Your finished book may end up nothing like your proposal but it is a good start, a good path to start going down. Once you have a proposal you can create a succinct, polished query letter to send out to agents. Take your time over this – in many ways the query letter is the most important few paragraphs you have written so far. It has to grab their attention and get them hooked enough to ask for your entire proposal.

Give yourself an outrageous goal. For instance, I told myself that I wouldn’t stop sending my query out until 100 agents said no to me. Hopefully you won’t get anywhere close to that number but it is good to prepare yourself, to grow a carapace of sorts. Lots of agents will not be interested. Don’t let that stop you. Keep sending out your query letter, keep networking, keep telling everyone about your book. Be shameless at trying to get an agent because, as difficult as it is to land an agent, your chances are far better than going directly to the editor and having your work end up on the dreaded slush pile….the graveyard of unsolicited manuscripts.

Once you have a good agent you have someone who can take your manuscript to the ‘right’ publishing house and steer you through the pitfalls of the whole process. At the end of it all, once you have signed a contract with your agent and a publishing house, you can breath easy for a few hours. But only a few hours, because now you have to write the book that you sold to them so well. The fun is just beginning…

Improving your writing & becoming a great storyteller

Most of us experience doubt at some point in our creative lives and all of us are constantly striving to improve. So, how do you make your work match your ambitions? How do you make yourself a great writer?

First, you need to love writing and you need to know what good writing is. As Ira Glass explains, most people get into creative work because they have good taste. They may not be able to create great work immediately, but they know it when they see it. You have to read enough to know what good language tastes like, what it feels like on the page. Even Hunter S. Thompson used to type out pages from “The Great Gatsby” just to feel what it was like to write like Fitzgerald.

You need to understand the rules. You need to understand structure and character development and plot and the cadence of spoken language. You can get that from reading, from asking questions, from taking lessons, from whatever source you fancy, but you need to make yourself an expert in your chosen field.  Then, once you know the rules, you can break out of the structure, or choose stay with in it. You can be as creative as your imagination will allow.

You need to see your writing as a job, a skill that you want to hone. You don’t have to write on a typewriter, or only write great work, or ask for others praise. You just have to write. You have to write every day. You have to have faith that the rubbish you are putting down on paper will gradually improve into something you can be proud of.

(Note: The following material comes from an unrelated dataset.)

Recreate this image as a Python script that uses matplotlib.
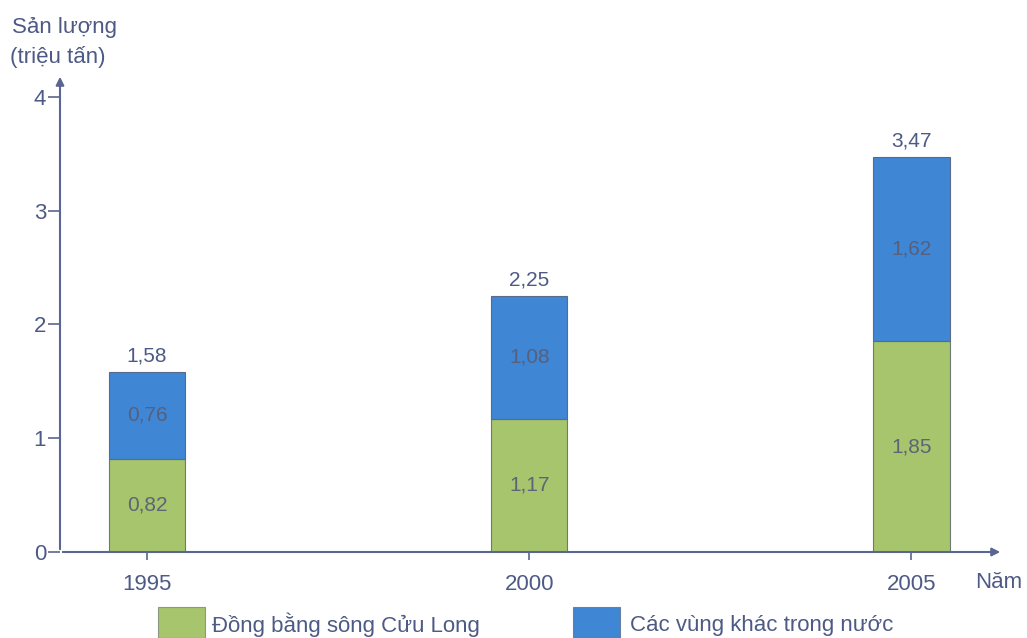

It may take you years but, once you have created something that you don’t hate, you should start to get feedback. Start off with your mum or your best friend if you want. Give yourself a little confidence boost. Then choose people from your field and ask them to be brutally honest. Heed their advice. Edit. Show them again. Try not to be destabilized by negative reactions. Start again if you have to. Push yourself to improve. Don’t give yourself a hard time if it takes a while. That’s normal. Keep going. Finally, be proud of yourself. Be proud that you stuck with it. Be proud that you have created a piece of work that you don’t hate, something that know is pretty great.

That’s my advice but what do you think? How do you make your work as good as your ambitions?